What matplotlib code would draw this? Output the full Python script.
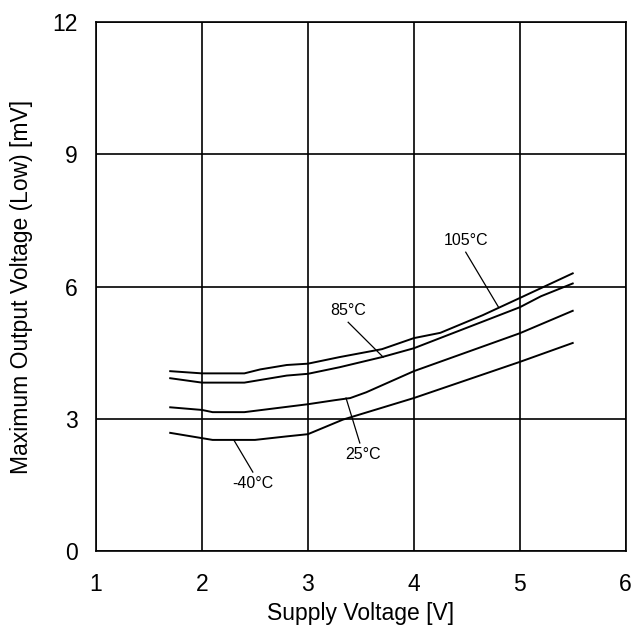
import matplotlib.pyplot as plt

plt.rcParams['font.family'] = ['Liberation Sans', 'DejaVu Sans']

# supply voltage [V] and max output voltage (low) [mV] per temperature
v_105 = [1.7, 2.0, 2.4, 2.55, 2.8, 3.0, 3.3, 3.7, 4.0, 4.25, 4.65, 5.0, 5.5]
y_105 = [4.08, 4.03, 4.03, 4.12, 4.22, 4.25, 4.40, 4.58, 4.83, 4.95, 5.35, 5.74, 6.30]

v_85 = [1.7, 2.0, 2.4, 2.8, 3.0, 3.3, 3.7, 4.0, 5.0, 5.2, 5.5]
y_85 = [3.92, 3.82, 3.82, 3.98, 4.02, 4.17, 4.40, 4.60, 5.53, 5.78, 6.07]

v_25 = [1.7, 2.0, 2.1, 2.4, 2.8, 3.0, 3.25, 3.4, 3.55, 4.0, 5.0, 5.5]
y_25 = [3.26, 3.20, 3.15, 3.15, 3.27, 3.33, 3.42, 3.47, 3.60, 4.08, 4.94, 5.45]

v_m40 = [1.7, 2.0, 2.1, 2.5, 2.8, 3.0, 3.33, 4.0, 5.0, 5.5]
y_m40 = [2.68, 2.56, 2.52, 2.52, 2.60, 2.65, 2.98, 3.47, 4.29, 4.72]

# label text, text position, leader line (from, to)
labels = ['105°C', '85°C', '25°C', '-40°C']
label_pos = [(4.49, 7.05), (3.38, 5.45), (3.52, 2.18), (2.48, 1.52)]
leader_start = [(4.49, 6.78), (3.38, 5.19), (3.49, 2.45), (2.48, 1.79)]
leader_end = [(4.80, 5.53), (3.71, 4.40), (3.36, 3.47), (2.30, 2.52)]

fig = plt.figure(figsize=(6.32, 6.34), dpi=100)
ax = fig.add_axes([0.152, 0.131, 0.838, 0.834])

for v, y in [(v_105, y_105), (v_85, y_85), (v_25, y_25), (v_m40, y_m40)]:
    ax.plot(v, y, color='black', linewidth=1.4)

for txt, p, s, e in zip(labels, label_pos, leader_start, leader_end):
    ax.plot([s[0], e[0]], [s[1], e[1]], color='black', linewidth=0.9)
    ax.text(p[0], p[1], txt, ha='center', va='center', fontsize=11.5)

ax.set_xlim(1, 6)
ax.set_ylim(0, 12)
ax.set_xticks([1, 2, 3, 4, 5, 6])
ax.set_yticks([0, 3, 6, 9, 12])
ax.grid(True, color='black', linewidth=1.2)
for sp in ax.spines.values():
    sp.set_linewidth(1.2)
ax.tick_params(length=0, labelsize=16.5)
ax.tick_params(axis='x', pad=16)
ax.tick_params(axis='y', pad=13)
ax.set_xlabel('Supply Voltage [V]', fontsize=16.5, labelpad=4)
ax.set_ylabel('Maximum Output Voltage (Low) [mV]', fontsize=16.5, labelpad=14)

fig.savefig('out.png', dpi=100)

● ● ● ● ● ● ●

■ Goal of the exercise: Working from the material above, transcribe it exactly while omitting pictures.

■ Finished answer:
What matplotlib code would draw this? Output the full Python script.
import matplotlib.pyplot as plt

plt.rcParams['font.family'] = ['Liberation Sans', 'DejaVu Sans']

# supply voltage [V] and max output voltage (low) [mV] per temperature
v_105 = [1.7, 2.0, 2.4, 2.55, 2.8, 3.0, 3.3, 3.7, 4.0, 4.25, 4.65, 5.0, 5.5]
y_105 = [4.08, 4.03, 4.03, 4.12, 4.22, 4.25, 4.40, 4.58, 4.83, 4.95, 5.35, 5.74, 6.30]

v_85 = [1.7, 2.0, 2.4, 2.8, 3.0, 3.3, 3.7, 4.0, 5.0, 5.2, 5.5]
y_85 = [3.92, 3.82, 3.82, 3.98, 4.02, 4.17, 4.40, 4.60, 5.53, 5.78, 6.07]

v_25 = [1.7, 2.0, 2.1, 2.4, 2.8, 3.0, 3.25, 3.4, 3.55, 4.0, 5.0, 5.5]
y_25 = [3.26, 3.20, 3.15, 3.15, 3.27, 3.33, 3.42, 3.47, 3.60, 4.08, 4.94, 5.45]

v_m40 = [1.7, 2.0, 2.1, 2.5, 2.8, 3.0, 3.33, 4.0, 5.0, 5.5]
y_m40 = [2.68, 2.56, 2.52, 2.52, 2.60, 2.65, 2.98, 3.47, 4.29, 4.72]

# label text, text position, leader line (from, to)
labels = ['105°C', '85°C', '25°C', '-40°C']
label_pos = [(4.49, 7.05), (3.38, 5.45), (3.52, 2.18), (2.48, 1.52)]
leader_start = [(4.49, 6.78), (3.38, 5.19), (3.49, 2.45), (2.48, 1.79)]
leader_end = [(4.80, 5.53), (3.71, 4.40), (3.36, 3.47), (2.30, 2.52)]

fig = plt.figure(figsize=(6.32, 6.34), dpi=100)
ax = fig.add_axes([0.152, 0.131, 0.838, 0.834])

for v, y in [(v_105, y_105), (v_85, y_85), (v_25, y_25), (v_m40, y_m40)]:
    ax.plot(v, y, color='black', linewidth=1.4)

for txt, p, s, e in zip(labels, label_pos, leader_start, leader_end):
    ax.plot([s[0], e[0]], [s[1], e[1]], color='black', linewidth=0.9)
    ax.text(p[0], p[1], txt, ha='center', va='center', fontsize=11.5)

ax.set_xlim(1, 6)
ax.set_ylim(0, 12)
ax.set_xticks([1, 2, 3, 4, 5, 6])
ax.set_yticks([0, 3, 6, 9, 12])
ax.grid(True, color='black', linewidth=1.2)
for sp in ax.spines.values():
    sp.set_linewidth(1.2)
ax.tick_params(length=0, labelsize=16.5)
ax.tick_params(axis='x', pad=16)
ax.tick_params(axis='y', pad=13)
ax.set_xlabel('Supply Voltage [V]', fontsize=16.5, labelpad=4)
ax.set_ylabel('Maximum Output Voltage (Low) [mV]', fontsize=16.5, labelpad=14)

fig.savefig('out.png', dpi=100)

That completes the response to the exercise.